This0is0Fine ( member #72277) posted at 6:53 PM on Wednesday, October 7th, 2020
I might need you to expand on that a bit. Is that like "you can stay with a cheater and deal with adultery or you can be tortured with hot irons for the rest of your life"? This is not generally a true choice. Free of abuse is kind of step one on the road to a happy and rewarding life. No one's life is always happy and rewarding anyway, but I dare say it not including abuse is kind of a bare minimum. There are SO many paths one can take in life that lead to varying degrees of happiness and satisfaction. We have a lot of power in which paths to walk down. It isn't "be abused or be utterly broken and miserable".
I was not trying to create a real or false dichotomy between choosing to stay or leave. I wasn't trying to say that leaving would make you broken and unhappy. I was using it as a purely hypothetical difference between lives you might live. One that is mostly happy and fulfilling, but that you live with some level of abuse. Another where you are depressed and unhappy, but at least no one is abusing you. Is one really better than another?

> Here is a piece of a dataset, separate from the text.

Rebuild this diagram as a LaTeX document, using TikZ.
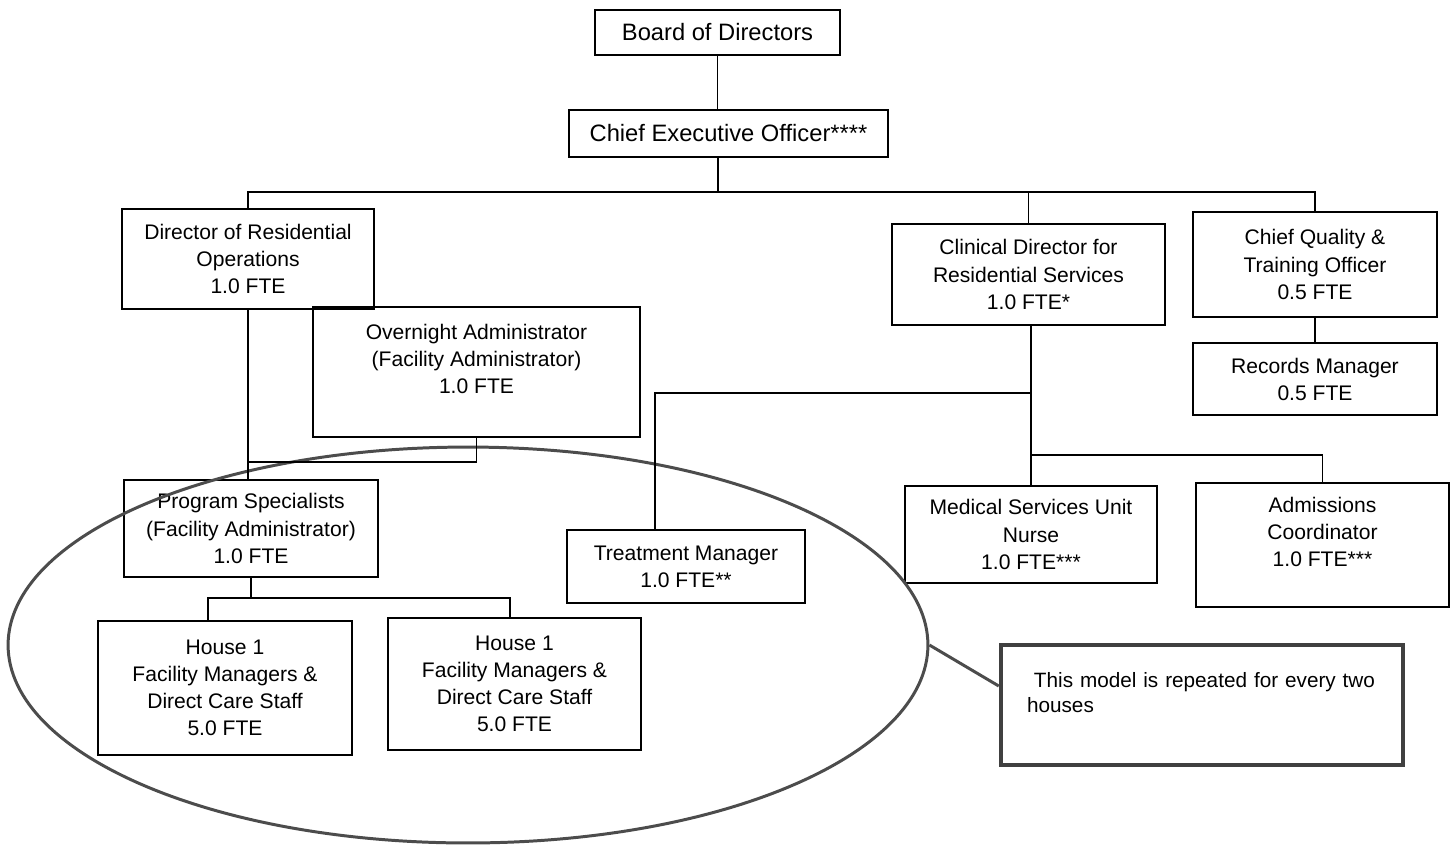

At the end of my post, I tried to make it clear I'm not speaking in generalities. I'm speaking of understanding that infidelity is abuse, and that accepting and recovering a relationship with a person that has abused you means living with abuse. Some people can do this. Some people cannot. I'm not saying it is right or wrong to stay or go.
If it is like living with hot irons pressed to you everyday, you should leave, because you will not be happy and fulfilled. If it is like getting flicked in the the ear every once and a while, that's still assault, but maybe you can live with it as an annoyance in your otherwise fulfilled and happy life. It depends on how it feels to you.
Now, moving on to real life dichotomies and decisions. Let's say you choose to leave, there are repercussions. You only get half time with your kids. Maybe you have to move out of your dream house. You still have to see the parent of your child, they will never be out of your life completely. You might have shared assets you have to split. This is the "reality" of making that choice. That's why when someone shows up, young, no kids, no house, no business, no shared assets, almost universally we tell that person to run. Their real dichotomy is not preserving a mostly happy life with an abuser weighed against destroying that life and starting anew. It's preserving what is essentially only a romantic relationship with an abuser against breaking a lease.
The real life dichotomies can be anywhere in between. Those making the decision can also be wrong and misinformed about the severity of one option or the other, and learning from people that have made either sort of decision is valuable (and what is provided on this forum).
I think that listening to yourself is the most important part though. It isn't whether I would divorce in your situation, whether the bible would have your partner stoned twice, whether someone else could forgive and make it work, whether someone else has it much worse and made it work. It's about what you want to live with, whatever decision you make.
Love is not a measure of capacity for pain you are willing to endure for your partner.
BraveSirRobin ( member #69242) posted at 7:26 PM on Wednesday, October 7th, 2020
I understand that many members here would find it more honest and satisfying to see the Wayward Side labeled the "Cheater Forum" or "Abuser Forum," and I've encountered more than one BS here who would like to see it eliminated altogether. I get why, I do. But for those of us reformed WS who are trying to get new arrivals to listen to us, "Wayward" is a useful term. How likely is a freshly caught WS to click on the "Cheater Forum" and trust the advice there? In an ideal world, they'd see the justice of it, but in an ideal world, they wouldn't have cheated in the first place. My personal priority is to get their ear and have an opportunity to impact their potential growth. I can bear up under people calling me a cheater and an abuser now, but when I was trying to face myself in the earliest stages, that would have made me run for the hills.
Given that many BS would rather have the option of reconciling with a genuinely remorseful spouse, I'd argue the public relations spin of "Wayward" helps to achieve that goal.